How does this AWK script work

command lineunix

I have 2 data files each containing one column.
I want to make another data file by merging both the columns.
I have the command line in shell but I don't know how it works.

Please explain elaborately the below command:

awk 'NR==FNR {a[i++]=$0};
             {b[x++]=$0;};{k=x-i};
     END     {for(j=0;j<i;) print a[j++],b[k++]}' \
  file1.txt file2.txt

Example:

input:

file1.txt   
11
23
19
31
67
file2.txt
13
19
25
67
93

I used the command above to write a shell script and got following output:

11 13
23 19
19 25
31 67
67 93

I want to know how this command line is working on this example to give the output?

Best Answer

Well, part of learning to use Unix is to figure out what existing scripts are doing. In this case you need to know a bit about how awk works to understand the code. I will focus on describing the awk part, this should get you started in figuring out the rest.

Basically awk is a pattern-driven scripting language, where commands consist of both a (search) pattern/condition and a corresponding code block. During execution, any input files are read line by line and if the pattern/condition is true for a line, the code block is executed.

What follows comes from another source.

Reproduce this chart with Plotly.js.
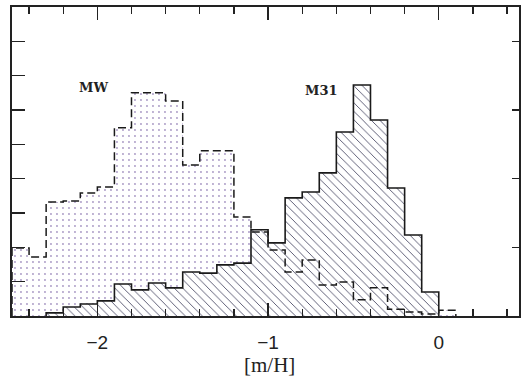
<!DOCTYPE html>
<html>
<head>
<meta charset="utf-8">
<script src="https://cdn.plot.ly/plotly-3.0.1.min.js"></script>
<style>html,body{margin:0;padding:0;background:#fff;}#chart{width:521px;height:381px;}</style>
</head>
<body>
<div id="chart"></div>
<script>
// MW metallicity histogram: bin left edges and counts (arbitrary units)
const mwBins = [-2.5,-2.4,-2.3,-2.2,-2.1,-2.0,-1.9,-1.8,-1.7,-1.6,-1.5,-1.4,-1.3,-1.2,-1.1,-1.0,-0.9,-0.8,-0.7,-0.6,-0.5,-0.4,-0.3,-0.2,-0.1,0.0];
const mwCounts = [19.8,17.2,33.2,33.5,35.8,37.6,54.8,65.0,65.0,62.6,44.0,48.1,48.1,28.8,24.5,19.2,12.8,16.3,9.0,9.9,4.7,8.2,2.0,1.2,0.6,1.7];
// M31 histogram
const m31Bins = [-2.3,-2.2,-2.1,-2.0,-1.9,-1.8,-1.7,-1.6,-1.5,-1.4,-1.3,-1.2,-1.1,-1.0,-0.9,-0.8,-0.7,-0.6,-0.5,-0.4,-0.3,-0.2,-0.1];
const m31Counts = [0.9,2.6,3.5,4.4,9.3,7.6,9.6,8.2,12.8,12.5,14.9,15.4,25.1,21.3,34.4,36.1,41.7,53.6,67.3,57.1,37.3,23.6,7.0];
const binWidth = 0.1;
const tickVals = [-2,-1,0];
const labels = {mw: 'MW', m31: 'M31', xTitle: '[m/H]'};

function steps(bins, counts){
  const x = [bins[0]], y = [0];
  for (let i=0;i<bins.length;i++){ x.push(bins[i]); y.push(counts[i]); }
  const end = +(bins[bins.length-1]+binWidth).toFixed(2);
  x.push(end); y.push(counts[counts.length-1]);
  x.push(end); y.push(0);
  return {x, y};
}
const mw = steps(mwBins, mwCounts);
const m31 = steps(m31Bins, m31Counts);

const traces = [
  {x: mw.x, y: mw.y, type:'scatter', mode:'lines', line:{shape:'hv', width:0, color:'rgba(0,0,0,0)'},
   fill:'tozeroy', fillcolor:'rgba(0,0,0,0)',
   fillpattern:{shape:'.', size:6, solidity:0.08, fgcolor:'#a898c4', bgcolor:'rgba(255,255,255,0)'}, hoverinfo:'skip'},
  {x: m31.x, y: m31.y, type:'scatter', mode:'lines', line:{shape:'hv', width:1.6, color:'#1a1a1a'},
   fill:'tozeroy', fillcolor:'white',
   fillpattern:{shape:'\\', size:6, solidity:0.15, fgcolor:'#50506a', bgcolor:'white'}},
  {x: mw.x, y: mw.y, type:'scatter', mode:'lines', line:{shape:'hv', width:1.5, color:'#1a1a1a', dash:'8px,4px'}},
  {x: [], y: [], yaxis:'y2', type:'scatter', mode:'lines'}
];

const layout = {
  width:521, height:381,
  margin:{l:12, r:2, t:7, b:65},
  paper_bgcolor:'white', plot_bgcolor:'white',
  showlegend:false,
  xaxis:{range:[-2.5,0.47], tickvals:tickVals, ticks:'inside', ticklen:13, tickwidth:1.3, tickcolor:'#222',
         minor:{dtick:0.2, tick0:0, ticks:'inside', ticklen:7, tickwidth:1.2, tickcolor:'#222'},
         showline:true, linecolor:'#222', linewidth:2, mirror:'ticks', showgrid:false, zeroline:false,
         ticklabelstandoff:8,
         tickfont:{family:'Liberation Sans, Arial, sans-serif', size:19, color:'#222'}},
  yaxis:{range:[0,90], dtick:10, ticks:'inside', ticklen:13, tickwidth:1.3, tickcolor:'#222',
         showticklabels:false, showline:true, linecolor:'#222', linewidth:2, mirror:true,
         showgrid:false, zeroline:false},
  yaxis2:{range:[0,90], dtick:20, overlaying:'y', side:'right', ticks:'inside', ticklen:7, tickwidth:1.3,
          tickcolor:'#222', showticklabels:false, showgrid:false, zeroline:false, showline:false},
  annotations:[
    {x:-2.02, y:66.7, text:'<b>'+labels.mw+'</b>', showarrow:false, font:{family:'DejaVu Serif, serif', size:13, color:'#222'}},
    {x:-0.69, y:65.8, text:'<b>'+labels.m31+'</b>', showarrow:false, font:{family:'DejaVu Serif, serif', size:13, color:'#222'}},
    {x:-0.99, xref:'x', y:-0.158, yref:'paper', yanchor:'middle', text:labels.xTitle, showarrow:false,
     font:{family:'Liberation Serif, serif', size:21, color:'#222'}}
  ]
};
Plotly.newPlot('chart', traces, layout, {staticPlot:true, displayModeBar:false});
</script>
</body>
</html>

There are special patterns BEGIN and END which are used to trigger code to get executed before the first line or after the last line is read.

In your example you have three pattern/code lines:

NR==FNR {a[i++]=$0};

NR and FNR are two special variables set by awk. You can look up their meaning with man awk to see that

NR     ordinal number of the current record
FNR    ordinal number of the current record in the current file

so basically this condition is true while lines from the first line are read (which means that a[i++]=$0 is executed once for each line from the first file) and false for all additional files. $0 is the current line of input.

        {b[x++]=$0;};{k=x-i};

This code block has no condition/pattern so it gets executed for every line read (from all files including the first one).

END     {for(j=0;j<i;) print a[j++],b[k++]}' 

This part runs after the last line of the last file has been read and processed.

With these basics you should be able to figure out the meaning of the different code blocks and variables yourself.